MATERIAL FOR THIS EXERCISE:
* * * * * * * * *

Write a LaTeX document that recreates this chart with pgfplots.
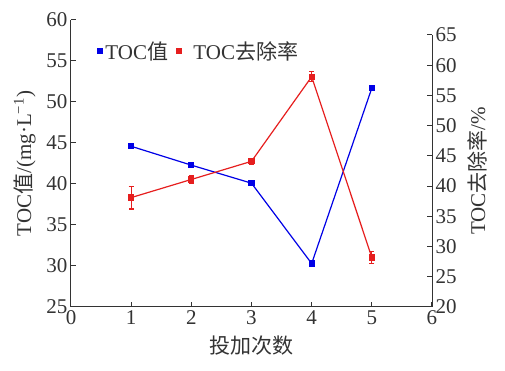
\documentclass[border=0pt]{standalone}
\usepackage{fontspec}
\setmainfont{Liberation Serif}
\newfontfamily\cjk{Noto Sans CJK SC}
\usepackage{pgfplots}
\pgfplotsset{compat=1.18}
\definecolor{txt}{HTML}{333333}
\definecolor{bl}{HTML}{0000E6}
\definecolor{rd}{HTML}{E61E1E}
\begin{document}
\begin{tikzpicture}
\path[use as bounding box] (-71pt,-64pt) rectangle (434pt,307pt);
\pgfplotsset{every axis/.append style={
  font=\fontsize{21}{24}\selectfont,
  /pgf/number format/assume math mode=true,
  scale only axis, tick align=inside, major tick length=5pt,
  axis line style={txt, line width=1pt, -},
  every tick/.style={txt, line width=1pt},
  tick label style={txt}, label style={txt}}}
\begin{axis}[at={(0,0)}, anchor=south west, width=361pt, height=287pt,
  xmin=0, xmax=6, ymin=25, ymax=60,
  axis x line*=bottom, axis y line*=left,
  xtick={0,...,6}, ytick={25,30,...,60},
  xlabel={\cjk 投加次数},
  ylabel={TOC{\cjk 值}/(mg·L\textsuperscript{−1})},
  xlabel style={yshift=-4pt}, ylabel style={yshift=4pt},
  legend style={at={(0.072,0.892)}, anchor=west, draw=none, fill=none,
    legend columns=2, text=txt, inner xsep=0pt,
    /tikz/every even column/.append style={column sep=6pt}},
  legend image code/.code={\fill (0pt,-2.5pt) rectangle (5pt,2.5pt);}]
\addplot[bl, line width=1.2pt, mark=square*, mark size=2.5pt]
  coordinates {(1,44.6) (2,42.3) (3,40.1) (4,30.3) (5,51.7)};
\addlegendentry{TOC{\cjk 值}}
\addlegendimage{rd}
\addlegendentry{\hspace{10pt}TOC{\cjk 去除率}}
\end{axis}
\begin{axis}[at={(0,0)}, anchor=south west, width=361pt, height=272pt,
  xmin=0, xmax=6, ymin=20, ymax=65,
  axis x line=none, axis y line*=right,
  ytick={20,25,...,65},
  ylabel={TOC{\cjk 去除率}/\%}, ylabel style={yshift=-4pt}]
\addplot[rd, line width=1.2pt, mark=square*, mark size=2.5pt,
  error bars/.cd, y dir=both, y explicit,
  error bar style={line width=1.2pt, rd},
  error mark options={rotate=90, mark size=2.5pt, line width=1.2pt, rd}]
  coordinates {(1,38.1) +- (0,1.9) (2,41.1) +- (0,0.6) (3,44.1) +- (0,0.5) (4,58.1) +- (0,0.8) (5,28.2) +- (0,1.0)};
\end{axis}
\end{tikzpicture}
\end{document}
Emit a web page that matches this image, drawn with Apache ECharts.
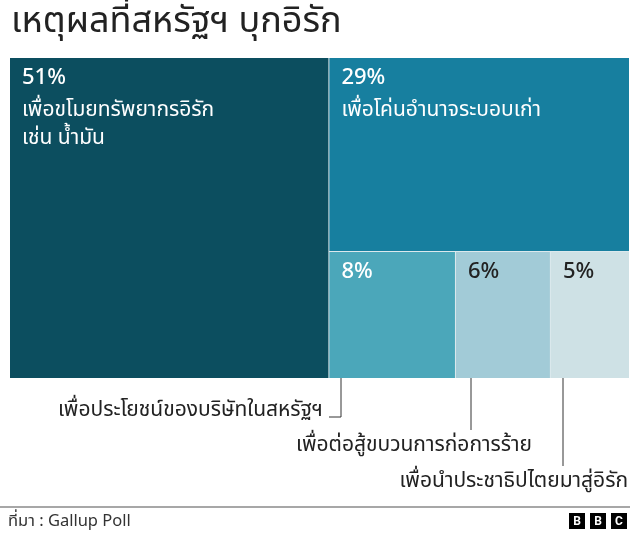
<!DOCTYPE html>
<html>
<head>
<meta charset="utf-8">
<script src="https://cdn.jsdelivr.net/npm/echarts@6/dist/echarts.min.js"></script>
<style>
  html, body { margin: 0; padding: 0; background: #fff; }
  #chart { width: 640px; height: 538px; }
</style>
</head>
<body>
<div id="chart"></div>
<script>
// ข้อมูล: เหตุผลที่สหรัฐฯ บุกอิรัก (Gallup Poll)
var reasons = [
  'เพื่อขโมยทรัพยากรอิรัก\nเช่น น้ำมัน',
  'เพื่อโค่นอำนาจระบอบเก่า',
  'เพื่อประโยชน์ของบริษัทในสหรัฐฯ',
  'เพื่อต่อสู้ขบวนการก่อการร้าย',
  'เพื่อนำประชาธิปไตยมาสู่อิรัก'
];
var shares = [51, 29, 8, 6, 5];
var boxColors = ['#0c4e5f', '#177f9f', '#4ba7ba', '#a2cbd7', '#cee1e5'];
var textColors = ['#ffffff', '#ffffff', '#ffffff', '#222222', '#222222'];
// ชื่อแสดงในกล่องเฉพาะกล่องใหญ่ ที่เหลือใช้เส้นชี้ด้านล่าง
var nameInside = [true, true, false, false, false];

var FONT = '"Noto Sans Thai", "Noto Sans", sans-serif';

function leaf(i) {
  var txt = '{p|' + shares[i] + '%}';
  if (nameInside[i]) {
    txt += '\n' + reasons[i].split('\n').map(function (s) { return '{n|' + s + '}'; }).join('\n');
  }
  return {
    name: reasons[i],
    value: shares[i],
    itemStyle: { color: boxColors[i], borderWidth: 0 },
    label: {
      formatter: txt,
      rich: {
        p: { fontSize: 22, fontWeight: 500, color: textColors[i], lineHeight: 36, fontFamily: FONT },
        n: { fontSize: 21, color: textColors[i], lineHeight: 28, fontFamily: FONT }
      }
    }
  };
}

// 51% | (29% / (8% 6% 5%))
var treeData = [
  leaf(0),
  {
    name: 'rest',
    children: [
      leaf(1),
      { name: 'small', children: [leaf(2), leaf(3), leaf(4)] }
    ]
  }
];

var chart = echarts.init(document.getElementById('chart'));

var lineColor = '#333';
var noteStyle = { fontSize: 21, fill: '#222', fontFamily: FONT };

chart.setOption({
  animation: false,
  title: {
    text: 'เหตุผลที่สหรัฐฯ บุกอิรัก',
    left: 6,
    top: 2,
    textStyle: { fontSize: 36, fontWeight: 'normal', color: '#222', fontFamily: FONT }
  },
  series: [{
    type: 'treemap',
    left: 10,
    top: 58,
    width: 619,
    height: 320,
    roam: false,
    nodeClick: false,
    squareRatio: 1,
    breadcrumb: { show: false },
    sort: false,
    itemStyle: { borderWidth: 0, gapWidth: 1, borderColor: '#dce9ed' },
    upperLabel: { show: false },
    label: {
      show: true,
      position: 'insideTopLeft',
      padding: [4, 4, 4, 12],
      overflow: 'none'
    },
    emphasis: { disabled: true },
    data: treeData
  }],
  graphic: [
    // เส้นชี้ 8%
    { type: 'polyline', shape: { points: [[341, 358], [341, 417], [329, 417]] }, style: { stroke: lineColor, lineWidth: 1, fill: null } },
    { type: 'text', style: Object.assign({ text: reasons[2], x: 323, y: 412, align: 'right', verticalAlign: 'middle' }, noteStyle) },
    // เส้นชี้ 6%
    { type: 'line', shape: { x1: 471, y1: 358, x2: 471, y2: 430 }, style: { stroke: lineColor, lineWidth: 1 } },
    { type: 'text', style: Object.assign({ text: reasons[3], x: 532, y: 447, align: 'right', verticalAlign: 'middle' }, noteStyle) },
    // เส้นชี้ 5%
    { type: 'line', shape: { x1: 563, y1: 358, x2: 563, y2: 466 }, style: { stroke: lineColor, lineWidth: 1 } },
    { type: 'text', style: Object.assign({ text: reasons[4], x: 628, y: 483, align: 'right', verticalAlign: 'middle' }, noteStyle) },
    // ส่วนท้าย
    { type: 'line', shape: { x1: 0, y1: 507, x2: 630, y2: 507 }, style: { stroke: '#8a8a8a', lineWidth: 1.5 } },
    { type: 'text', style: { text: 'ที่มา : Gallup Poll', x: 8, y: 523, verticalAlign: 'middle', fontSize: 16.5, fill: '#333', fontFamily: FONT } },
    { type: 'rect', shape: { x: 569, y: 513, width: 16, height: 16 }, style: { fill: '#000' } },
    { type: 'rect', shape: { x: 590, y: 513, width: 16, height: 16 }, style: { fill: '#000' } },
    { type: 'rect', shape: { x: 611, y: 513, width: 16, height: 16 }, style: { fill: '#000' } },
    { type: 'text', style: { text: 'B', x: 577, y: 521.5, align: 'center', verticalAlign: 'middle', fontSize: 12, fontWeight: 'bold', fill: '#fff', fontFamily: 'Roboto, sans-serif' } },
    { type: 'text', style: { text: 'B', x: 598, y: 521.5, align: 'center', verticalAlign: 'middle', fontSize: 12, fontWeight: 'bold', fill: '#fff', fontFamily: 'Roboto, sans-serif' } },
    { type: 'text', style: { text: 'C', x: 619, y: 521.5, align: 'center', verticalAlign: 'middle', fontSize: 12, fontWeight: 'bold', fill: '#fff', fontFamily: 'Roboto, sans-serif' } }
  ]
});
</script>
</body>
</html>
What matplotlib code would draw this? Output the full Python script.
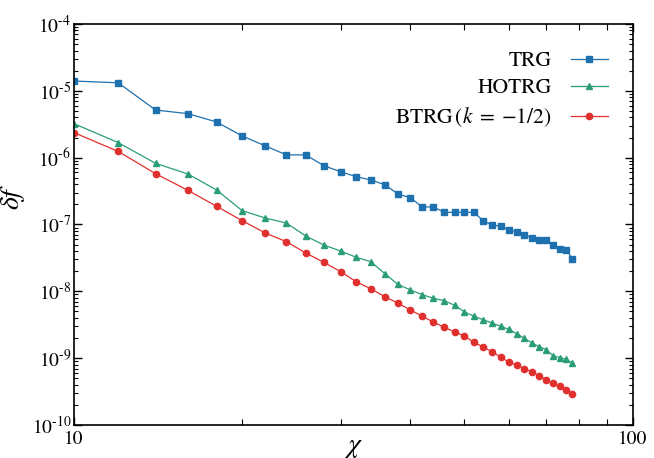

* * * * * * * * *

WORK INSTRUCTIONS:
Quote only the lines running from the line with "Emit a web page" to the line with "fill: '#222', fontFamily: FONT", ends included, exactly as they appear and without the pictures.

REPLY TO THE TASK:
Emit a web page that matches this image, drawn with Apache ECharts.
<!DOCTYPE html>
<html>
<head>
<meta charset="utf-8">
<script src="https://cdn.jsdelivr.net/npm/echarts@6/dist/echarts.min.js"></script>
<style>
  html, body { margin: 0; padding: 0; background: #fff; }
  #chart { width: 640px; height: 538px; }
</style>
</head>
<body>
<div id="chart"></div>
<script>
// ข้อมูล: เหตุผลที่สหรัฐฯ บุกอิรัก (Gallup Poll)
var reasons = [
  'เพื่อขโมยทรัพยากรอิรัก\nเช่น น้ำมัน',
  'เพื่อโค่นอำนาจระบอบเก่า',
  'เพื่อประโยชน์ของบริษัทในสหรัฐฯ',
  'เพื่อต่อสู้ขบวนการก่อการร้าย',
  'เพื่อนำประชาธิปไตยมาสู่อิรัก'
];
var shares = [51, 29, 8, 6, 5];
var boxColors = ['#0c4e5f', '#177f9f', '#4ba7ba', '#a2cbd7', '#cee1e5'];
var textColors = ['#ffffff', '#ffffff', '#ffffff', '#222222', '#222222'];
// ชื่อแสดงในกล่องเฉพาะกล่องใหญ่ ที่เหลือใช้เส้นชี้ด้านล่าง
var nameInside = [true, true, false, false, false];

var FONT = '"Noto Sans Thai", "Noto Sans", sans-serif';

function leaf(i) {
  var txt = '{p|' + shares[i] + '%}';
  if (nameInside[i]) {
    txt += '\n' + reasons[i].split('\n').map(function (s) { return '{n|' + s + '}'; }).join('\n');
  }
  return {
    name: reasons[i],
    value: shares[i],
    itemStyle: { color: boxColors[i], borderWidth: 0 },
    label: {
      formatter: txt,
      rich: {
        p: { fontSize: 22, fontWeight: 500, color: textColors[i], lineHeight: 36, fontFamily: FONT },
        n: { fontSize: 21, color: textColors[i], lineHeight: 28, fontFamily: FONT }
      }
    }
  };
}

// 51% | (29% / (8% 6% 5%))
var treeData = [
  leaf(0),
  {
    name: 'rest',
    children: [
      leaf(1),
      { name: 'small', children: [leaf(2), leaf(3), leaf(4)] }
    ]
  }
];

var chart = echarts.init(document.getElementById('chart'));

var lineColor = '#333';
var noteStyle = { fontSize: 21, fill: '#222', fontFamily: FONT };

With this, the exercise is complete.